I will say this: all technology is fated to be replaced by something better later. At least ActionScript3 and Flash's virtual machine provide a managed language that lets application developers worry about something else than memory allocation. Sure, it wasn't all that hot until version 10, and still loses to Java, but it sure is better than Objective-C. If we're now witnessing the battle for platform dominance for the end of this decade, I sure would like to see something else than late 80s technology at the podium.

The consumer position

Apple wants to provide the consumer a polished, integrated experience where all pieces fit together, and most of them are made by Apple. The future of that experience includes control of your data as well. Put your picture albums in Apple's photo service, your music library in iTunes, your home video on iMovie Cloud, and access it all with beatiful Apple devices. Oh, you don't want to be all-Apple? Too bad. That's what you get.

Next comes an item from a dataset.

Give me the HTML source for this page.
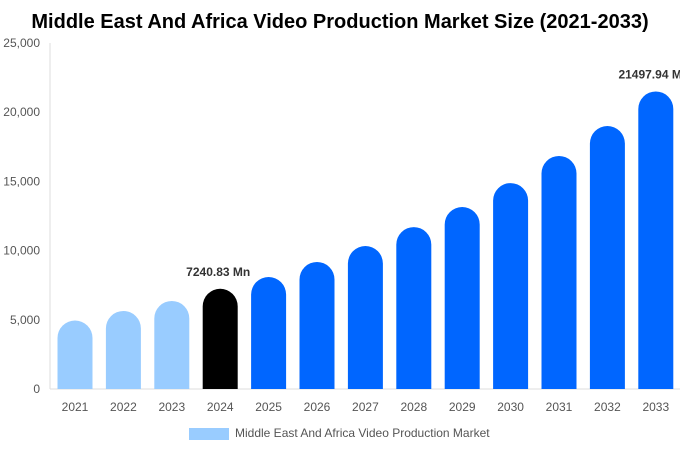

Or, you can choose something where you'll have choice. If you believe Steve Jobs, that choice is between dirt, smut and porn, but his interest is to scare you back to Apple, so take that with a grain of salt. Me, I've never liked being dictated to, so I'll be choosing the path where I can pick what I want, when I want it. Sure, it'll mean I'll miss some of the polish (iPhone is by far the nicest smart phone today, and the iPad sure feels sweet), but nevertheless, I respect my freedom to choose more. Today, it means I'll choose Android, and am looking forward to playing Flash games and using AIR applications on tablets powered by it.